I'm quite confused because before that I thought that the big difference was that packrat was a parser generator with a memoization part. Sadly it seems that this concept is not used in this implementation.

What is the big difference between parser combinators and packrat at implementation level?

PS: I also have had a look at Papillon but it seems to be very different from the implementation coming with the paper.


Solution

  • The point here is really that this Packrat parser combinator library is not a full implementation of the Packrat algorithm, but more like a set of definitions that can be reused between different packrat parsers.

    The real trick of the packrat algorithm (namely the memoization of parse results) happens elsewhere.
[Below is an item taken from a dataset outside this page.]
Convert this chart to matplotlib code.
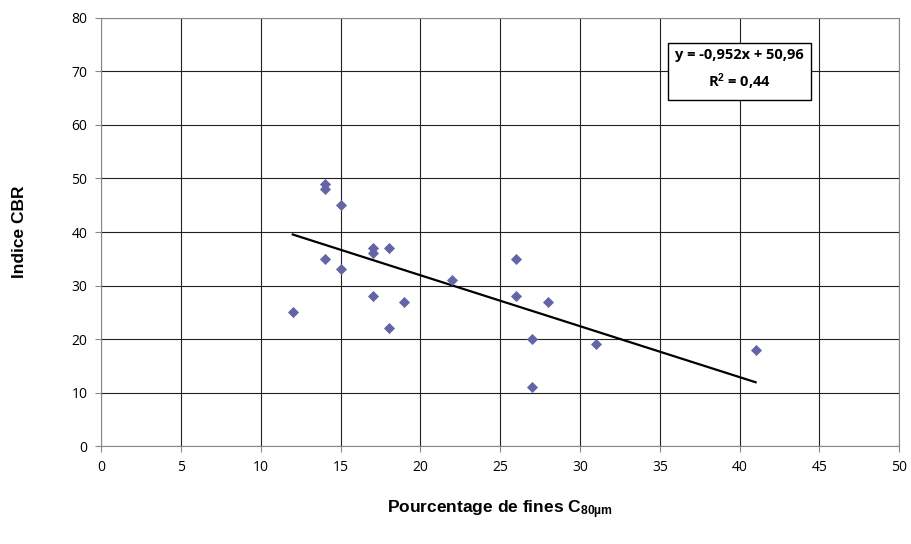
import numpy as np
import matplotlib
matplotlib.use('Agg')
from matplotlib import pyplot as plt

# Data
fines = [12, 14, 14, 14, 15, 15, 17, 17, 17, 18, 18, 19, 22, 26, 26, 27, 27, 28, 31, 41]
cbr = [25, 49, 48, 35, 45, 33, 37, 36, 28, 37, 22, 27, 31, 35, 28, 20, 11, 27, 19, 18]

slope, intercept = -0.952, 50.96
r2 = 0.44

plt.rcParams['font.family'] = ['Liberation Sans', 'DejaVu Sans']
plt.rcParams['mathtext.fontset'] = 'custom'
plt.rcParams['mathtext.rm'] = 'Liberation Sans'
plt.rcParams['mathtext.bf'] = 'Liberation Sans:bold'

fig = plt.figure(figsize=(9.12, 5.44), dpi=100)
ax = fig.add_axes([0.111, 0.180, 0.875, 0.787])

ax.scatter(fines, cbr, marker='D', s=32, color='#6464a6', zorder=3, linewidths=0)

xs = np.array([min(fines), max(fines)])
ax.plot(xs, slope*xs + intercept, color='black', lw=1.6, zorder=2)

ax.set(xlim=(0, 50), ylim=(0, 80))
ax.set_xticks(np.arange(0, 51, 5))
ax.set_yticks(np.arange(0, 81, 10))
ax.grid(True, color='#222222', lw=0.8)
ax.set_axisbelow(True)
for s in ax.spines.values():
    s.set_color('#888888')
    s.set_linewidth(0.8)
ax.tick_params(direction='out', length=4, color='#888888', labelsize=10, pad=6)
for lab in ax.get_xticklabels() + ax.get_yticklabels():
    lab.set_family(['Open Sans', 'DejaVu Sans'])

ax.set_ylabel('Indice CBR', fontsize=12.5, fontweight='bold', labelpad=32)
ax.set_xlabel(r'Pourcentage de fines $\mathbf{C_{80µm}}$', fontsize=12.5,
              fontweight='bold', labelpad=17)

eq = f'y = {slope:.3f}x + {intercept:.2f}'.replace('.', ',')
r2txt = r'R$\mathbf{^2}$ = ' + f'{r2:.2f}'.replace('.', ',')
ax.text(40.0, 70.2, eq + '\n' + r2txt, ha='center', va='center', fontsize=10.5,
        fontweight='bold', linespacing=1.6, family=['Open Sans', 'DejaVu Sans'],
        bbox=dict(boxstyle='square,pad=0.5', fc='white', ec='black', lw=1.0),
        zorder=4)

fig.savefig('out.png', dpi=100)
Look at the following code (taken from Ford's thesis):

    data Derivs = Derivs {
                       dvAdditive :: Result Int,
                       dvMultitive :: Result Int,
                       dvPrimary :: Result Int,
                       dvDecimal :: Result Int,
                       dvChar :: Result Char}
    
    
    pExpression :: Derivs -> Result ArithDerivs Int
    Parser pExpression = (do char ’(’
                             l <- Parser dvExpression
                             char ’+’
                             r <- Parser dvExpression
                             char ’)’
                             return (l + r))
                         </> (do Parser dvDecimal)
    

    Here, it's important to notice that the recursive call of the expression parser to itself is broken (in a kind of open-recursion fashion) by simply projecting the appropriate component of the Derivs structure.

    This recursive knot is then tied in the "recursive tie-up function" (again taken from Ford's thesis):

    parse :: String -> Derivs
    parse s = d where
      d = Derivs add mult prim dec chr
      add = pAdditive d
      mult = pMultitive d
      prim = pPrimary d
      dec = pDecimal d
      chr = case s of
              (c:s’) -> Parsed c (parse s’)
              [] -> NoParse
    

    These snippets are really where the packrat trick happens. It's important to understand that this trick cannot be implemented in a standard way in a traditional parser combinator library (at least in a pure programming language like Haskell), because it needs to know the recursive structure of the grammar. There are experimental approaches to parser combinator libraries that use a particular representation of the recursive structure of the grammar, and there it is possible to provide a standard implementation of Packrat. For example, my own grammar-combinators library (not maintained atm, sorry) offers an implementation of Packrat.